> **WRITTEN EXERCISE**:
Can you set down, exactly as they appear below, the lines from the opening of the material through the one bearing "(0,0) rectangle (1116,642);", minus the pictures?

> **SOURCE MATERIAL**:
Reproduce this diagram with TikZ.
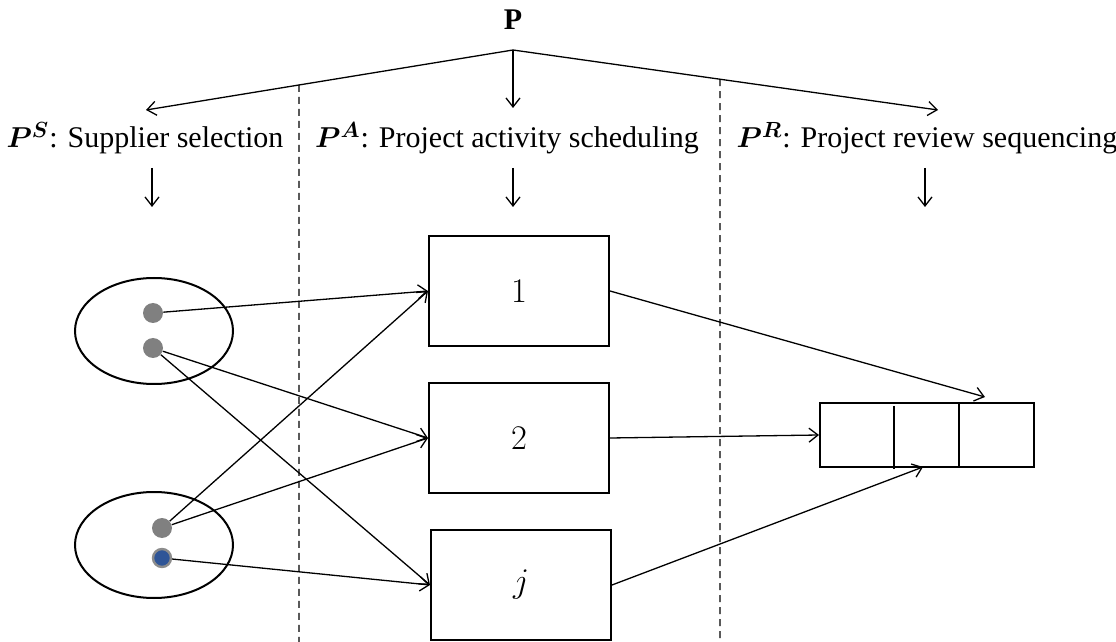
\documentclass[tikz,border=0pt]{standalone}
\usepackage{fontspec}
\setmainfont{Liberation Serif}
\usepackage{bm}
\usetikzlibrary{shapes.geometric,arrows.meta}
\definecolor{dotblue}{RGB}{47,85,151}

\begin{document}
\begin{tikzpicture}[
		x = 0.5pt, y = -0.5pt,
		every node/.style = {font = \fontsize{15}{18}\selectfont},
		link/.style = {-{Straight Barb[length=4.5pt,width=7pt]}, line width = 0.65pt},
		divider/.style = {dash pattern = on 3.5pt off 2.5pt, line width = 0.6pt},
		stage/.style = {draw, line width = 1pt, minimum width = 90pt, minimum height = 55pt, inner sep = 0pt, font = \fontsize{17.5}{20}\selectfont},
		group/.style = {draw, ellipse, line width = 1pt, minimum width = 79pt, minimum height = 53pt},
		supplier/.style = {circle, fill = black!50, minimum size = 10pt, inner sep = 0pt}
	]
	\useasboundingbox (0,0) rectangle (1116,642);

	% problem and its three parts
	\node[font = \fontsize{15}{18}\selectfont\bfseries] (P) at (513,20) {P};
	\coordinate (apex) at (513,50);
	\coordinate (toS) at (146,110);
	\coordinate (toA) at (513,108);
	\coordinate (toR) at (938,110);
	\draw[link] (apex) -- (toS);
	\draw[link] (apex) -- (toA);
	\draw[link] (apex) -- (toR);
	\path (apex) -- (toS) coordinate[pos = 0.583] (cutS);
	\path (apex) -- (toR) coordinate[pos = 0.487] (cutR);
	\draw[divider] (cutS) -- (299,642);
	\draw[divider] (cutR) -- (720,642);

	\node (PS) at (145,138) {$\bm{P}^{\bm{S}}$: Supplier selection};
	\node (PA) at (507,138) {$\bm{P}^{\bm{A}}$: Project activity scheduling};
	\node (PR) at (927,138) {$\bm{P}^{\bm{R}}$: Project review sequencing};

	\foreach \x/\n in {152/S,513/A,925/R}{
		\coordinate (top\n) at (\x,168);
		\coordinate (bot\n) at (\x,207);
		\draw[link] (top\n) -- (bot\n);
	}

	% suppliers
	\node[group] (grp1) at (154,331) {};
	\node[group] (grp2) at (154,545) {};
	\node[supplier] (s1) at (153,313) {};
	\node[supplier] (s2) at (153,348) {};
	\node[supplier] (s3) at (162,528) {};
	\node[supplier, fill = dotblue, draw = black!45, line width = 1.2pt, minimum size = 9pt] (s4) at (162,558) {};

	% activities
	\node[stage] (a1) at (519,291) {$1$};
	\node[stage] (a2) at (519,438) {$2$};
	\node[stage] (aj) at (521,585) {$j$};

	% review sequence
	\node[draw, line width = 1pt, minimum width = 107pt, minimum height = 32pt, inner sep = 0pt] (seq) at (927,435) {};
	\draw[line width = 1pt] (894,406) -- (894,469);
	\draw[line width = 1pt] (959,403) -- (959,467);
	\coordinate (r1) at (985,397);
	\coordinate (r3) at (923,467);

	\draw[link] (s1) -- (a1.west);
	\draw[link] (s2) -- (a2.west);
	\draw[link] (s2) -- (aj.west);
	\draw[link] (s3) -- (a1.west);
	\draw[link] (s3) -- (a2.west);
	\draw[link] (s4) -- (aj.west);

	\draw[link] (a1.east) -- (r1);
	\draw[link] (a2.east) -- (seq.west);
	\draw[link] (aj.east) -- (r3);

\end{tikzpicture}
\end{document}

> **RESPONSE**:
Reproduce this diagram with TikZ.
\documentclass[tikz,border=0pt]{standalone}
\usepackage{fontspec}
\setmainfont{Liberation Serif}
\usepackage{bm}
\usetikzlibrary{shapes.geometric,arrows.meta}
\definecolor{dotblue}{RGB}{47,85,151}

\begin{document}
\begin{tikzpicture}[
		x = 0.5pt, y = -0.5pt,
		every node/.style = {font = \fontsize{15}{18}\selectfont},
		link/.style = {-{Straight Barb[length=4.5pt,width=7pt]}, line width = 0.65pt},
		divider/.style = {dash pattern = on 3.5pt off 2.5pt, line width = 0.6pt},
		stage/.style = {draw, line width = 1pt, minimum width = 90pt, minimum height = 55pt, inner sep = 0pt, font = \fontsize{17.5}{20}\selectfont},
		group/.style = {draw, ellipse, line width = 1pt, minimum width = 79pt, minimum height = 53pt},
		supplier/.style = {circle, fill = black!50, minimum size = 10pt, inner sep = 0pt}
	]
	\useasboundingbox (0,0) rectangle (1116,642);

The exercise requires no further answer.